Role of Ethylene Diamine Tetraacetate as an Additive in Electrolyte on Intermediate Stabilization in Electrochemical CO 2 Reduction

Abstract Although an electrochemical CO 2 reduction reaction (ECO 2 RR) can provide an ideal route to produce CH 4 , its selectivity is significantly hindered due to kinetically complex steps. To improve CH 4 selectivity, this study focuses on microenvironmental engineering using an additive of ethylene diamine tetraacetate (EDTA) in electrolyte. EDTA interacts with the Cu catalyst, altering its electronic structure and promoting CO 2 activation, in addition, it forms additional hydrogen bonding with key intermediates of *CO and *CHO leading to their stabilization.
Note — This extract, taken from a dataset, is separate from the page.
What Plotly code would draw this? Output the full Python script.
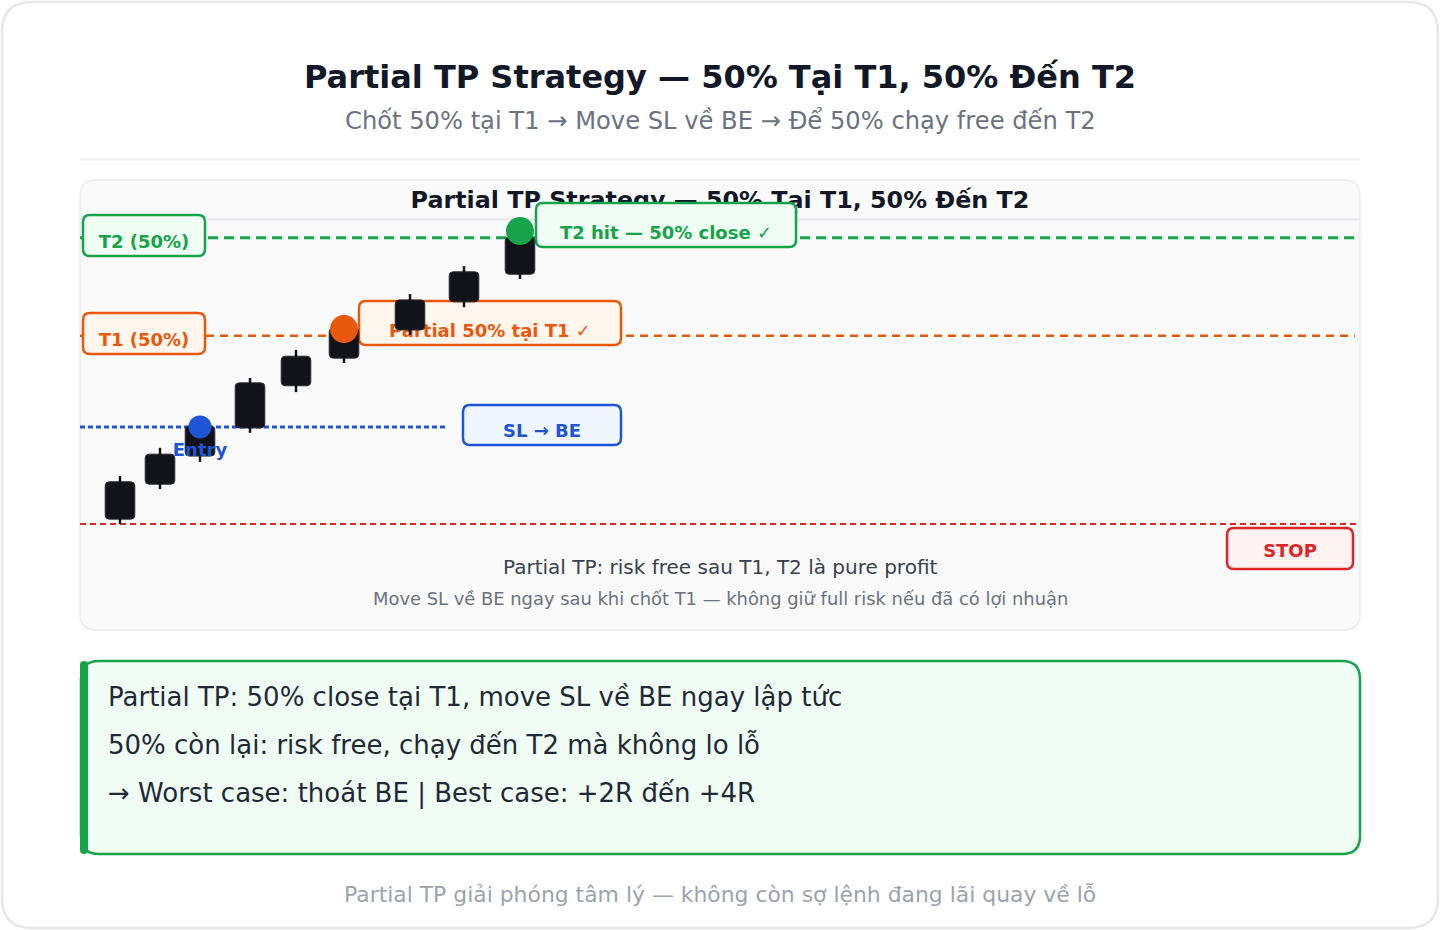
import plotly.graph_objects as go

# ---------------- data ----------------
candle_time = [1, 2, 3, 4.25, 5.4, 6.6, 8.25, 9.6, 11]
candle_open = [98.10, 98.82, 99.40, 99.98, 100.85, 101.42, 102.00, 102.58, 103.15]
candle_close = [98.87, 99.44, 100.02, 100.91, 101.46, 102.04, 102.62, 103.20, 103.92]
candle_high = [98.99, 99.57, 100.10, 101.01, 101.59, 102.12, 102.74, 103.32, 104.02]
candle_low = [98.00, 98.72, 99.28, 99.88, 100.72, 101.32, 101.90, 102.47, 103.05]

STOP_PRICE = 98.00
ENTRY_PRICE = 100.00
T1_PRICE = 101.88
T2_PRICE = 103.90

signal_time = [3, 6.6, 11]
signal_price = [100.00, 102.02, 104.04]
signal_label = ["Entry", "", ""]

TITLE = "Partial TP Strategy — 50% Tại T1, 50% Đến T2"
SUBTITLE = "Chốt 50% tại T1 → Move SL về BE → Để 50% chạy free đến T2"
CAPTION_1 = "Partial TP: risk free sau T1, T2 là pure profit"
CAPTION_2 = "Move SL về BE ngay sau khi chốt T1 — không giữ full risk nếu đã có lợi nhuận"
CALLOUT = [
    "Partial TP: 50% close tại T1, move SL về BE ngay lập tức",
    "50% còn lại: risk free, chạy đến T2 mà không lo lỗ",
    "→ Worst case: thoát BE | Best case: +2R đến +4R",
]
FOOTER = "Partial TP giải phóng tâm lý — không còn sợ lệnh đang lãi quay về lỗ"

# ---------------- style ----------------
FONT = "DejaVu Sans"
GREEN, ORANGE, BLUE, RED = "#16a34a", "#ea580c", "#1d55d6", "#dc2626"
CANDLE = "#111318"

FIG_W, FIG_H = 1440, 930
L, T, PW, PH = 80, 180, 1280, 450
X_RANGE = [0, 32]
Y_RANGE = [95.814, 105.093]


def dx(px):
    return X_RANGE[0] + (px - L) / PW * (X_RANGE[1] - X_RANGE[0])


def dy(py):
    return Y_RANGE[1] - (py - T) / PH * (Y_RANGE[1] - Y_RANGE[0])


def ppx(px):
    return (px - L) / PW


def ppy(py):
    return (T + PH - py) / PH


def rr_path(x0, y0, x1, y1, r, fx, fy):
    return (
        f"M{fx(x0 + r)},{fy(y0)} L{fx(x1 - r)},{fy(y0)} Q{fx(x1)},{fy(y0)} {fx(x1)},{fy(y0 + r)} "
        f"L{fx(x1)},{fy(y1 - r)} Q{fx(x1)},{fy(y1)} {fx(x1 - r)},{fy(y1)} "
        f"L{fx(x0 + r)},{fy(y1)} Q{fx(x0)},{fy(y1)} {fx(x0)},{fy(y1 - r)} "
        f"L{fx(x0)},{fy(y0 + r)} Q{fx(x0)},{fy(y0)} {fx(x0 + r)},{fy(y0)} Z"
    )


shapes = []
# ---- paper level (under the plot) ----
shapes.append(dict(type="path", xref="paper", yref="paper", layer="below",
                   path=rr_path(2, 2, 1438, 928, 30, ppx, ppy),
                   fillcolor="white", line=dict(color="#e5e7eb", width=2.5)))
shapes.append(dict(type="line", xref="paper", yref="paper", layer="below",
                   x0=ppx(80), x1=ppx(1360), y0=ppy(159.5), y1=ppy(159.5),
                   line=dict(color="#f1f2f4", width=2.5)))
shapes.append(dict(type="path", xref="paper", yref="paper", layer="below",
                   path=rr_path(80, 180, 1360, 630, 16, ppx, ppy),
                   fillcolor="#fafafa", line=dict(color="#f0f0f2", width=2)))
shapes.append(dict(type="path", xref="paper", yref="paper", layer="below",
                   path=rr_path(81, 661, 1360, 854, 18, ppx, ppy),
                   fillcolor="#f0fdf4", line=dict(color=GREEN, width=2.5)))
shapes.append(dict(type="path", xref="paper", yref="paper", layer="below",
                   path=rr_path(80, 661, 88, 854, 4, ppx, ppy),
                   fillcolor=GREEN, line=dict(width=0)))


def text_label(cx, cy, text, size, color, bold=True, w=200):
    t = f"<b>{text}</b>" if bold else text
    return dict(type="line", xref="x", yref="y", layer="below",
                x0=dx(cx - w / 2), x1=dx(cx + w / 2), y0=dy(cy), y1=dy(cy),
                line=dict(color="rgba(0,0,0,0)", width=1),
                label=dict(text=t, textposition="middle", xanchor="center", yanchor="middle",
                           padding=0, font=dict(family=FONT, size=size, color=color)))


# ---- inside the plot (below traces) ----
shapes.append(text_label(720, 198, TITLE, 23.8, "#111827", w=800))
shapes.append(dict(type="line", xref="x", yref="y", layer="below",
                   x0=X_RANGE[0], x1=X_RANGE[1], y0=dy(219.5), y1=dy(219.5),
                   line=dict(color="#e5e7eb", width=2)))

# level lines
shapes.append(dict(type="line", xref="x", yref="y", layer="below",
                   x0=X_RANGE[0], x1=dx(1355), y0=T2_PRICE, y1=T2_PRICE,
                   line=dict(color=GREEN, width=3, dash="10px,6px")))
shapes.append(dict(type="line", xref="x", yref="y", layer="below",
                   x0=X_RANGE[0], x1=dx(1355), y0=T1_PRICE, y1=T1_PRICE,
                   line=dict(color=ORANGE, width=2.5, dash="8px,6px")))
shapes.append(dict(type="line", xref="x", yref="y", layer="below",
                   x0=X_RANGE[0], x1=dx(446), y0=ENTRY_PRICE, y1=ENTRY_PRICE,
                   line=dict(color=BLUE, width=3, dash="5px,3px")))
shapes.append(dict(type="line", xref="x", yref="y", layer="below",
                   x0=X_RANGE[0], x1=dx(1356), y0=STOP_PRICE, y1=STOP_PRICE,
                   line=dict(color=RED, width=2, dash="6px,4px")))

# label boxes (pixel boxes, fill, border)
boxes = [
    ((83, 215, 205, 256), "#f0fdf4", GREEN, "T2 (50%)", 240),
    ((83, 313, 205, 354), "#fff7ed", ORANGE, "T1 (50%)", 338),
    ((536, 203, 796, 247), "#f0fdf4", GREEN, "T2 hit — 50% close ✓", 231),
    ((359, 301, 621, 345), "#fff7ed", ORANGE, "Partial 50% tại T1 ✓", 329),
    ((463, 405, 621, 445), "#eff6ff", BLUE, "SL → BE", 429),
    ((1227, 528, 1353, 569), "#fef2f2", RED, "STOP", 549),
]
for (x0, y0, x1, y1), fill, col, _, _ in boxes:
    shapes.append(dict(type="path", xref="x", yref="y", layer="below",
                       path=rr_path(x0, y0, x1, y1, 7, dx, dy),
                       fillcolor=fill, line=dict(color=col, width=2.5)))
for (x0, y0, x1, y1), fill, col, txt, ty in boxes:
    shapes.append(text_label((x0 + x1) / 2, ty, txt, 18, col, w=(x1 - x0)))

# ---------------- traces ----------------
fig = go.Figure()
fig.add_trace(go.Bar(
    x=candle_time,
    y=[c - o for o, c in zip(candle_open, candle_close)],
    base=candle_open,
    width=0.74,
    marker=dict(color=CANDLE, cornerradius=4, line=dict(color="#2b2e35", width=1)),
    hoverinfo="skip",
))
wx, wy = [], []
for t, lo, hi in zip(candle_time, candle_low, candle_high):
    wx += [t, t, None]
    wy += [lo, hi, None]
fig.add_trace(go.Scatter(x=wx, y=wy, mode="lines",
                         line=dict(color=CANDLE, width=2.5), hoverinfo="skip"))
fig.add_trace(go.Scatter(
    x=signal_time, y=signal_price, mode="markers+text",
    text=signal_label, texttemplate="<b>%{text}</b>", textposition="bottom center",
    textfont=dict(family=FONT, size=18, color=BLUE),
    marker=dict(size=[23, 28, 28], color=[BLUE, ORANGE, GREEN], opacity=1, line=dict(width=0)),
    hoverinfo="skip",
))

# ---------------- annotations ----------------
ann = []


def add_text(x, y, text, size, color, xanchor="center"):
    ann.append(dict(x=ppx(x), y=ppy(y), xref="paper", yref="paper", text=text,
                    showarrow=False, xanchor=xanchor, yanchor="middle",
                    font=dict(family=FONT, size=size, color=color)))


add_text(720, 77, f"<b>{TITLE}</b>", 32, "#111827")
add_text(720, 121, SUBTITLE, 24.2, "#6b7280")
add_text(720, 567, CAPTION_1, 20, "#374151")
add_text(720, 598, CAPTION_2, 17.9, "#6b7280")
for i, line in enumerate(CALLOUT):
    add_text(106, 697 + 48 * i, line, 26, "#1f2937", xanchor="left")
add_text(720, 894, FOOTER, 21.9, "#9ca3af")

fig.update_layout(
    width=FIG_W, height=FIG_H, autosize=False,
    margin=dict(l=L, r=FIG_W - L - PW, t=T, b=FIG_H - T - PH, pad=0),
    paper_bgcolor="white", plot_bgcolor="rgba(0,0,0,0)",
    xaxis=dict(range=X_RANGE, visible=False, fixedrange=True),
    yaxis=dict(range=Y_RANGE, visible=False, fixedrange=True),
    barmode="overlay", showlegend=False, hovermode=False,
    shapes=shapes, annotations=ann,
    font=dict(family=FONT),
)

fig.write_html("out.html", config={"displayModeBar": False})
These phenomena were experimentally and theoretically demonstrated as exhibiting the facilitated CO 2 adsorption and the *CO to *CHO conversion with suppressing *CO desorption. As a result, Cu‐loaded N‐doped Carbon (Cu/N : C) with EDTA additive in electrolyte shows a significantly enhanced CH 4 selectivity, reaching a faradaic efficiency (FE) of 48 % and a partial current density ( J CH4 ) of 15.0 mA cm −2 at −1.8 V RHE . This performance surpasses that of pristine Cu/N : C, which exhibited marginal FE and J CH4 values of 32 %, and 6.8 mA cm −2 , respectively. It obviously emphasizes the importance of intermediate stabilization via microenvironmental engineering for selective CH 4 production. This approach provides great insight into developing an effective ECO 2 RR system for promoting CO 2 to value‐added chemicals and fuel conversion.